> What the task requires: Give back the full listing, character for character, with no pictures.

··· Data shown ···

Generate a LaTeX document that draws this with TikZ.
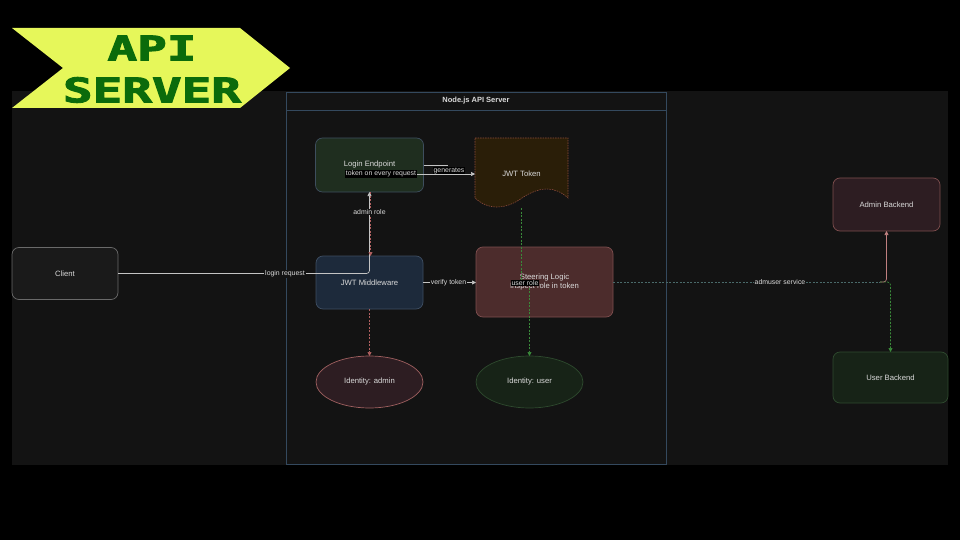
\documentclass[tikz,border=0pt]{standalone}
\usepackage{fontspec}
\setmainfont{Liberation Sans}
\newfontfamily\bannerfont[BoldFeatures={FakeBold=2.5}]{DejaVu Sans Mono}
\usetikzlibrary{arrows.meta,shapes.geometric}
\definecolor{panel}{HTML}{131313}
\definecolor{contb}{HTML}{34495E}
\definecolor{bannery}{HTML}{E6F75A}
\definecolor{bannerg}{HTML}{0B6B0B}
\definecolor{txt}{HTML}{DADADA}
\definecolor{loginfill}{HTML}{1F2E1F}
\definecolor{loginbd}{HTML}{3E4E5E}
\definecolor{jwtfill}{HTML}{2A1E08}
\definecolor{jwtbd}{HTML}{8A4A3A}
\definecolor{clientfill}{HTML}{1A1A1A}
\definecolor{clientbd}{HTML}{6A6A6A}
\definecolor{mwfill}{HTML}{1D2A3B}
\definecolor{mwbd}{HTML}{3E4E62}
\definecolor{steerfill}{HTML}{4C2C2C}
\definecolor{steerbd}{HTML}{7E4E4E}
\definecolor{admfill}{HTML}{2D1D22}
\definecolor{admbd}{HTML}{A06060}
\definecolor{usrfill}{HTML}{172317}
\definecolor{usrbd}{HTML}{2E4A2E}
\definecolor{edgew}{HTML}{C4C4C4}
\definecolor{edger}{HTML}{B06060}
\definecolor{edgeg}{HTML}{3A8A3A}
\definecolor{edget}{HTML}{4A6A6A}
\definecolor{edgep}{HTML}{C08080}
\tikzset{
  box/.style={draw, rounded corners=7pt, line width=0.7pt, inner sep=0pt, outer sep=0pt,
    text=txt, font=\fontsize{7.7}{8.8}\selectfont, align=center},
  ell/.style={draw, ellipse, line width=0.7pt, inner sep=0pt, outer sep=0pt,
    text=txt, font=\fontsize{7.7}{8.8}\selectfont},
  lbl/.style={fill=panel, inner sep=0.8pt, text=txt, font=\fontsize{6.9}{7.5}\selectfont},
  lblk/.style={fill=black, inner sep=0.8pt, text=txt, font=\fontsize{6.9}{7.5}\selectfont},
  tip/.style={-{Triangle[length=4pt,width=4pt]}},
  banner/.style={text=bannerg, font=\bannerfont\bfseries\fontsize{34}{34}\selectfont, xscale=1.45, inner sep=0pt}
}
\begin{document}
\begin{tikzpicture}[x=1pt,y=-1pt]
\useasboundingbox (0,0) rectangle (960,540);
\fill[black] (0,0) rectangle (960,540);
\fill[panel] (12,91) rectangle (948,465);
% banner
\fill[bannery] (12,28) -- (240,28) -- (290,68) -- (240,108) -- (12,108) -- (63,68) -- cycle;
\node[banner] (api) at (152,48) {API};
\node[banner] (srv) at (152,90) {SERVER};
% container
\node[draw=contb, line width=0.8pt, minimum width=380pt, minimum height=372pt, anchor=north west, inner sep=0pt, outer sep=0pt] (cont) at (286,92) {};
\draw[contb, line width=0.8pt] (286,110) -- (666,110);
\node[text=txt, font=\bfseries\fontsize{7.5}{8.5}\selectfont] (title) at (476,101) {Node.js API Server};
% nodes
\node[box, fill=loginfill, draw=loginbd, minimum width=108pt, minimum height=54pt] (login) at (369.5,165) {Login Endpoint};
\node[inner sep=0pt, outer sep=0pt, minimum width=93pt, minimum height=70pt] (jwt) at (521.5,173) {};
\filldraw[fill=jwtfill, draw=jwtbd, line width=0.6pt, dash pattern=on 1.5pt off 1pt]
  (jwt.north west) -- (jwt.north east) -- (568,198)
  .. controls (555,186) and (540,186) .. (522,198)
  .. controls (505,210) and (488,210) .. (475,198) -- cycle;
\node[text=txt, font=\fontsize{7.7}{8.8}\selectfont] (jwttxt) at (521.5,174) {JWT Token};
\node[box, fill=clientfill, draw=clientbd, minimum width=106pt, minimum height=52pt] (client) at (65,273.5) {Client};
\node[box, fill=mwfill, draw=mwbd, minimum width=107pt, minimum height=53pt] (mw) at (369.5,282.5) {JWT Middleware};
\node[box, fill=steerfill, draw=steerbd, minimum width=137pt, minimum height=70pt] (steer) at (544.5,282) {Steering Logic\\Inspect role in token};
\node[ell, fill=admfill, draw=admbd, minimum width=107pt, minimum height=52pt] (idadmin) at (369.5,382) {Identity: admin};
\node[ell, fill=usrfill, draw=usrbd, minimum width=107pt, minimum height=52pt] (iduser) at (529.5,382) {Identity: user};
\node[box, fill=admfill, draw=steerbd, minimum width=107pt, minimum height=53pt] (admin) at (886.5,204.5) {Admin Backend};
\node[box, fill=usrfill, draw=usrbd, minimum width=115pt, minimum height=51pt] (ubk) at (890.5,377.5) {User Backend};
% edges
\draw[edgew, line width=0.7pt, tip, rounded corners=3pt] (client.east) -- (client.east -| login.south) -- (login.south);
\node[lbl] (l1) at (285,274) {login request};
\draw[edger, line width=0.7pt, dash pattern=on 2pt off 1.5pt, tip] ([xshift=1pt]login.south) -- ([xshift=1pt]mw.north);
\node[lbl] (l2) at (369.5,212) {admin role};
\node[lblk] (toklbl) at (381,174) {token on every request};
\draw[edgew, line width=0.7pt, tip] (toklbl.east) -- (toklbl.east -| jwt.west);
\draw[edgew, line width=0.7pt] (login.east) -- ++(24,0);
\node[lblk] (gen) at (449,170.5) {generates};
\draw[edgew, line width=0.7pt, tip] (mw.east) -- (mw.east -| steer.west);
\node[lbl] (vt) at (448.5,283) {verify token};
\draw[edger, line width=0.7pt, dash pattern=on 2pt off 1.5pt, tip] (mw.south) -- (idadmin.north);
\draw[edgeg, line width=0.7pt, dash pattern=on 2pt off 1.5pt, tip] (jwt.south) -- (521.5,283) -- (529.5,283) -- (iduser.north);
\node[lblk] (ur) at (525,283) {user role};
\coordinate (split) at (880,282);
\draw[edget, line width=0.7pt, dash pattern=on 2pt off 1.5pt] (steer.east) -- (split);
\draw[edgep, line width=0.7pt, tip, rounded corners=3pt] (split) -- (split -| admin.south) -- (admin.south);
\draw[edgeg, line width=0.7pt, dash pattern=on 2pt off 1.5pt, tip, rounded corners=3pt] (split) -- (split -| ubk.north) -- (ubk.north);
\node[lbl] (svc) at (780,282) {admuser service};
\end{tikzpicture}
\end{document}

···

> Task output:
Generate a LaTeX document that draws this with TikZ.
\documentclass[tikz,border=0pt]{standalone}
\usepackage{fontspec}
\setmainfont{Liberation Sans}
\newfontfamily\bannerfont[BoldFeatures={FakeBold=2.5}]{DejaVu Sans Mono}
\usetikzlibrary{arrows.meta,shapes.geometric}
\definecolor{panel}{HTML}{131313}
\definecolor{contb}{HTML}{34495E}
\definecolor{bannery}{HTML}{E6F75A}
\definecolor{bannerg}{HTML}{0B6B0B}
\definecolor{txt}{HTML}{DADADA}
\definecolor{loginfill}{HTML}{1F2E1F}
\definecolor{loginbd}{HTML}{3E4E5E}
\definecolor{jwtfill}{HTML}{2A1E08}
\definecolor{jwtbd}{HTML}{8A4A3A}
\definecolor{clientfill}{HTML}{1A1A1A}
\definecolor{clientbd}{HTML}{6A6A6A}
\definecolor{mwfill}{HTML}{1D2A3B}
\definecolor{mwbd}{HTML}{3E4E62}
\definecolor{steerfill}{HTML}{4C2C2C}
\definecolor{steerbd}{HTML}{7E4E4E}
\definecolor{admfill}{HTML}{2D1D22}
\definecolor{admbd}{HTML}{A06060}
\definecolor{usrfill}{HTML}{172317}
\definecolor{usrbd}{HTML}{2E4A2E}
\definecolor{edgew}{HTML}{C4C4C4}
\definecolor{edger}{HTML}{B06060}
\definecolor{edgeg}{HTML}{3A8A3A}
\definecolor{edget}{HTML}{4A6A6A}
\definecolor{edgep}{HTML}{C08080}
\tikzset{
  box/.style={draw, rounded corners=7pt, line width=0.7pt, inner sep=0pt, outer sep=0pt,
    text=txt, font=\fontsize{7.7}{8.8}\selectfont, align=center},
  ell/.style={draw, ellipse, line width=0.7pt, inner sep=0pt, outer sep=0pt,
    text=txt, font=\fontsize{7.7}{8.8}\selectfont},
  lbl/.style={fill=panel, inner sep=0.8pt, text=txt, font=\fontsize{6.9}{7.5}\selectfont},
  lblk/.style={fill=black, inner sep=0.8pt, text=txt, font=\fontsize{6.9}{7.5}\selectfont},
  tip/.style={-{Triangle[length=4pt,width=4pt]}},
  banner/.style={text=bannerg, font=\bannerfont\bfseries\fontsize{34}{34}\selectfont, xscale=1.45, inner sep=0pt}
}
\begin{document}
\begin{tikzpicture}[x=1pt,y=-1pt]
\useasboundingbox (0,0) rectangle (960,540);
\fill[black] (0,0) rectangle (960,540);
\fill[panel] (12,91) rectangle (948,465);
% banner
\fill[bannery] (12,28) -- (240,28) -- (290,68) -- (240,108) -- (12,108) -- (63,68) -- cycle;
\node[banner] (api) at (152,48) {API};
\node[banner] (srv) at (152,90) {SERVER};
% container
\node[draw=contb, line width=0.8pt, minimum width=380pt, minimum height=372pt, anchor=north west, inner sep=0pt, outer sep=0pt] (cont) at (286,92) {};
\draw[contb, line width=0.8pt] (286,110) -- (666,110);
\node[text=txt, font=\bfseries\fontsize{7.5}{8.5}\selectfont] (title) at (476,101) {Node.js API Server};
% nodes
\node[box, fill=loginfill, draw=loginbd, minimum width=108pt, minimum height=54pt] (login) at (369.5,165) {Login Endpoint};
\node[inner sep=0pt, outer sep=0pt, minimum width=93pt, minimum height=70pt] (jwt) at (521.5,173) {};
\filldraw[fill=jwtfill, draw=jwtbd, line width=0.6pt, dash pattern=on 1.5pt off 1pt]
  (jwt.north west) -- (jwt.north east) -- (568,198)
  .. controls (555,186) and (540,186) .. (522,198)
  .. controls (505,210) and (488,210) .. (475,198) -- cycle;
\node[text=txt, font=\fontsize{7.7}{8.8}\selectfont] (jwttxt) at (521.5,174) {JWT Token};
\node[box, fill=clientfill, draw=clientbd, minimum width=106pt, minimum height=52pt] (client) at (65,273.5) {Client};
\node[box, fill=mwfill, draw=mwbd, minimum width=107pt, minimum height=53pt] (mw) at (369.5,282.5) {JWT Middleware};
\node[box, fill=steerfill, draw=steerbd, minimum width=137pt, minimum height=70pt] (steer) at (544.5,282) {Steering Logic\\Inspect role in token};
\node[ell, fill=admfill, draw=admbd, minimum width=107pt, minimum height=52pt] (idadmin) at (369.5,382) {Identity: admin};
\node[ell, fill=usrfill, draw=usrbd, minimum width=107pt, minimum height=52pt] (iduser) at (529.5,382) {Identity: user};
\node[box, fill=admfill, draw=steerbd, minimum width=107pt, minimum height=53pt] (admin) at (886.5,204.5) {Admin Backend};
\node[box, fill=usrfill, draw=usrbd, minimum width=115pt, minimum height=51pt] (ubk) at (890.5,377.5) {User Backend};
% edges
\draw[edgew, line width=0.7pt, tip, rounded corners=3pt] (client.east) -- (client.east -| login.south) -- (login.south);
\node[lbl] (l1) at (285,274) {login request};
\draw[edger, line width=0.7pt, dash pattern=on 2pt off 1.5pt, tip] ([xshift=1pt]login.south) -- ([xshift=1pt]mw.north);
\node[lbl] (l2) at (369.5,212) {admin role};
\node[lblk] (toklbl) at (381,174) {token on every request};
\draw[edgew, line width=0.7pt, tip] (toklbl.east) -- (toklbl.east -| jwt.west);
\draw[edgew, line width=0.7pt] (login.east) -- ++(24,0);
\node[lblk] (gen) at (449,170.5) {generates};
\draw[edgew, line width=0.7pt, tip] (mw.east) -- (mw.east -| steer.west);
\node[lbl] (vt) at (448.5,283) {verify token};
\draw[edger, line width=0.7pt, dash pattern=on 2pt off 1.5pt, tip] (mw.south) -- (idadmin.north);
\draw[edgeg, line width=0.7pt, dash pattern=on 2pt off 1.5pt, tip] (jwt.south) -- (521.5,283) -- (529.5,283) -- (iduser.north);
\node[lblk] (ur) at (525,283) {user role};
\coordinate (split) at (880,282);
\draw[edget, line width=0.7pt, dash pattern=on 2pt off 1.5pt] (steer.east) -- (split);
\draw[edgep, line width=0.7pt, tip, rounded corners=3pt] (split) -- (split -| admin.south) -- (admin.south);
\draw[edgeg, line width=0.7pt, dash pattern=on 2pt off 1.5pt, tip, rounded corners=3pt] (split) -- (split -| ubk.north) -- (ubk.north);
\node[lbl] (svc) at (780,282) {admuser service};
\end{tikzpicture}
\end{document}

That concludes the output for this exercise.